December 22, 2004

the far blue mountains...

this year has been a very ... interesting year. It has been a year of success, a year of endings, and fresh beginnings, a year that ends with a fresh perspective on life. Fresh, hmm? Maybe that is not the right term to use. New, new in the sense that I have not had it before, but fresh doesn't seem to quite nail it down. Fresh seems to bear the idea of being new, exciting, or happy. This year, although not lacking in its own unique type of excitement and joy has also borne a distinct mark. A somewhat settled feeling on an unsettling experience. I am reminded of a painting that my mother gave me as I graduated high school. It is a landscape, and it depicts a road surrounded by woods ending at the edge of a wide open field at the foot of distant mountains. Ever since I saw it, it struck me that this was my life.
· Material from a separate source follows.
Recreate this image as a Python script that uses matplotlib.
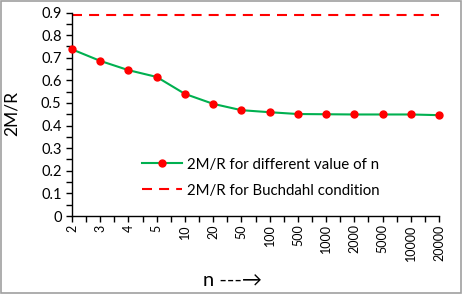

As one kind of road ends, another begins. A different kind of road, with less obvious signs, less visible markings to tell me where it leads. Yet, it leads to a very special place, shrouded in mystery ... somewhere beyond the plains and on the other side of the mountains. What lies beyond, what adventures, what experiences? What kind of person will I be when I get there, how will I change? Who will I meet, who will go with me, who will I leave behind? This road is full of questions. Questions that I cannot answer except by traveling the road. Each obsticle along the way revealing a little more about this mountain. This place I am forever moving towards and never quite reaching. This thing called my future. I am eager to be on the way, yet, I feel the hand of God holding me back. "Not yet" He says. "Don't let your gaze drift too far ahead, focus on the task at hand and all that will come in due time. Seemingly without effort, just as this road you are on now has reached its end." I hear the wisdom in this, and I struggle to gain control, knowing that I must adhere. Yet, a big part of me wants to agonize in the speculation about that mountain and what lies beyond it -- that thing called my future. But I find mastery over myself, and once again drop my gaze back to my current surroundings, and the road that is at my feet. The mountain will come soon enough, until then I am here.